Russian President Vladimir Putin and Ukrainian President Petro Poroshenko shake hands during an Aug. 26 meeting in Minsk.
The Kremlin denied that there was an agreement reached between Presidents Petro Poroshenko of Ukraine and Vladimir Putin of Russia on a "permanent ceasefire" as "Russia is not party to Ukraine conflict," according to BBC citing Russian presidential spokesperson Dmitry Peskov.
In a revised statement, Poroshenko's press service said that such an agreement was reached over the phone. The original statement indicated a "permanent" ceasefire agreement was reached for Ukraine's east, but made no details available. Later the word "permanent" was removed.
Poroshenko spoke to Putin on the phone on Sept.3, according to a statement on the president's website. "As a result of this conversation, an agreement was reached on a permanent ceasefire in Donbas. An agreement was reached about mutual vision of steps that will promote peace," the press statement said.
Peskov said earlier in the day that Putin and Poroshenko in a recent conversation discovered that they "largely share views" on peace solutions in Ukraine's east. He said, however, the President Vladimir Putin did not agree to a ceasefire because Russia is not a party in Ukraine's conflict.
The new agreement comes as a surprise because the presidents could not agree on common solutions to the problems in the east during their two-hour discussion in Minsk on Aug. 26.

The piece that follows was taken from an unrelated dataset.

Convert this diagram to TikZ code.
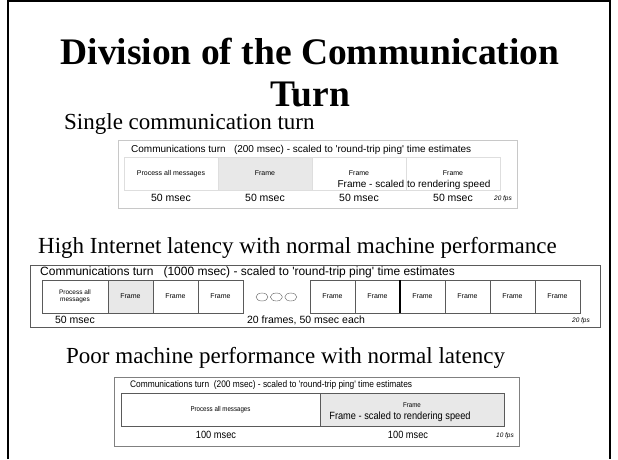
\documentclass[tikz,border=0pt]{standalone}
\usepackage{fontspec}
\setmainfont{Liberation Serif}
\newfontfamily\arial{Liberation Sans}
\newfontfamily\narrow[FakeStretch=0.88]{Liberation Sans}
\usetikzlibrary{positioning, shapes.geometric}
\definecolor{framegray}{HTML}{E8E8E8}
\definecolor{palegray}{HTML}{C8C8C8}
\definecolor{edgegray}{HTML}{5A5A5A}
\newcommand{\fsz}[1]{\fontsize{#1}{#1}\selectfont}

\begin{document}
\begin{tikzpicture}[x=1pt, y=-1pt,
  heading/.style={anchor=base west, inner sep=0pt, font=\fsz{23}},
  panel/.style={draw=#1, line width=0.8pt, anchor=north west, inner sep=0pt},
  cell/.style={draw=#1, minimum height=33pt, inner sep=0pt, outer sep=0pt, anchor=north west},
  lbl/.style={inner sep=0pt, font=\arial\fsz{10.5}},
  fps/.style={inner sep=0pt, font=\arial\itshape\fsz{6.5}},
  dots/.style={ellipse, draw=edgegray, minimum width=12pt, minimum height=8pt, inner sep=0pt}
]
  \useasboundingbox (0,0) rectangle (618,459);
  % slide frame
  \draw[line width=1.1pt] (8,459) -- (8,1) -- (610,1) -- (610,459);

  % title and headings
  \node[anchor=base, inner sep=0pt, font=\bfseries\fsz{37.5}] (ttl) at (310,64) {Division of the Communication};
  \node[anchor=base, inner sep=0pt, font=\bfseries\fsz{37.5}] (ttl2) at (310,106) {Turn};
  \node[heading] (hSingle) at (64,129) {Single communication turn};
  \node[heading] (hLatency) at (38,253) {High Internet latency with normal machine performance};
  \node[heading] (hPoor) at (66,363) {Poor machine performance with normal latency};

  % single communication turn
  \node[panel=palegray, minimum width=399pt, minimum height=68pt] (single) at (118,140) {};
  \node[anchor=base west, inner sep=0pt, font=\arial\fsz{10}] (sTitle) at (131,152)
    {Communications turn \ \ (200 msec) - scaled to 'round-trip ping' time estimates};
  \node[cell=palegray!60, minimum width=94pt, font=\arial\fsz{7}] (s1) at (124,157) {Process all messages};
  \node[cell=palegray!60, minimum width=94pt, fill=framegray, right=0pt of s1, font=\arial\fsz{7}] (s2) {Frame};
  \node[cell=palegray!60, minimum width=94pt, right=0pt of s2, font=\arial\fsz{7}] (s3) {Frame};
  \node[cell=palegray!60, minimum width=94pt, right=0pt of s3, font=\arial\fsz{7}] (s4) {Frame};
  \node[inner sep=0pt, font=\arial\fsz{10}] (sNote) at (414,185) {Frame - scaled to rendering speed};
  \foreach \c in {1,...,4}
    \node[lbl] (sMs\c) at ([yshift=-8pt]s\c.south) {50 msec};
  \node[fps] (sFps) at (503,199) {20 fps};

  % high latency
  \node[panel=edgegray, minimum width=570pt, minimum height=62pt] (latency) at (30,265) {};
  \node[anchor=base west, inner sep=0pt, font=\arial\fsz{12}] (lTitle) at (40,275)
    {Communications turn \ \ (1000 msec) - scaled to 'round-trip ping' time estimates};
  \node[cell=edgegray, minimum width=66pt, font=\arial\fsz{6.5}, align=center] (l0) at (42,280) {Process all\\messages};
  \node[cell=edgegray, minimum width=45pt, fill=framegray, right=0pt of l0, font=\arial\fsz{7}] (l1) {Frame};
  \node[cell=edgegray, minimum width=45pt, right=0pt of l1, font=\arial\fsz{7}] (l2) {Frame};
  \node[cell=edgegray, minimum width=45pt, right=0pt of l2, font=\arial\fsz{7}] (l3) {Frame};
  \node[dots] (o1) at (262,297) {};
  \node[dots, right=2pt of o1] (o2) {};
  \node[dots, right=2pt of o2] (o3) {};
  \node[cell=edgegray, minimum width=45pt, font=\arial\fsz{7}] (r1) at (310,280) {Frame};
  \foreach \i [remember=\i as \j (initially 1)] in {2,...,6}
    \node[cell=edgegray, minimum width=45pt, right=0pt of r\j, font=\arial\fsz{7}] (r\i) {Frame};
  \draw[line width=1.2pt] (r2.north east) -- (r2.south east);
  \node[lbl] (lMs) at (75,320) {50 msec};
  \node[lbl] (lEach) at (306,320) {20 frames, 50 msec each};
  \node[fps] (lFps) at (581,321) {20 fps};

  % poor machine performance
  \node[panel=gray, minimum width=405pt, minimum height=69pt] (poor) at (114,377) {};
  \node[anchor=base west, inner sep=0pt, font=\narrow\fsz{9.5}] (pTitle) at (130,387)
    {Communications turn \ (200 msec) - scaled to 'round-trip ping' time estimates};
  \node[cell=edgegray, minimum width=199pt, font=\narrow\fsz{7}] (p1) at (121,393) {Process all messages};
  \node[cell=edgegray, minimum width=184pt, fill=framegray, right=0pt of p1, font=\narrow\fsz{7}] (p2) {\raisebox{8pt}{Frame}};
  \node[inner sep=0pt, font=\narrow\fsz{10.5}] (pNote) at (400,417) {Frame - scaled to rendering speed};
  \node[lbl, font=\narrow\fsz{10.5}] (pMs1) at (216,435) {100 msec};
  \node[lbl, font=\narrow\fsz{10.5}] (pMs2) at (408,435) {100 msec};
  \node[fps] (pFps) at (505,436) {10 fps};
\end{tikzpicture}
\end{document}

Ukraine has accused Russia of sending troops and weapons to the east, which Russia has denied. Ukraine's National Security and Defense Council spokesman said that Russian regular troops, often without insignias, have been seen in at least 10 different towns and cities in eastern Ukraine by Sept. 2.
It was not immediately clear whether fighting, which has claimed more than 2,600 lives of Ukrainian civilians and soldiers, was being observed on the ground where fighting is fiercest – in Luhansk and Donetsk oblasts.
The announcement also comes a day ahead of the start of a NATO summit in Wales at which the 28-nation military alliance was set to announce tougher military defense to Russia's aggression. It also comes as the European Union and America are considering tougher sanctions against the Kremlin, including individuals and companies.
Timothy Ash, who heads emerging market research for Standard Bank in London, was skeptical.
"Let's see if this holds. Poroshenko will have to deliver on Putin's agenda, and I really struggle to see how that can be sold domestically in Ukraine ahead of parliamentary elections in October," Ash wrote. "I guess for the Ukrainian military this gives them a chance to regroup after recent military setbacks, and bide time to see what NATO and the EU delivers over the next few days in terms of deterrents to Russia for further intervention. In the past we have seen Moscow looking to talk/sending peace signals just before important EU/G7/NATO meetings, and presumably to weaken momentum towards sanctions/countermeasures. Subsequently we then saw further intervention and escalation. Ultimately, getting a lasting agreement will be difficult, while the two sides longe- term objectives are just so far apart - Ukraine wants a Western orientation, and Moscow is looking to stop/block that."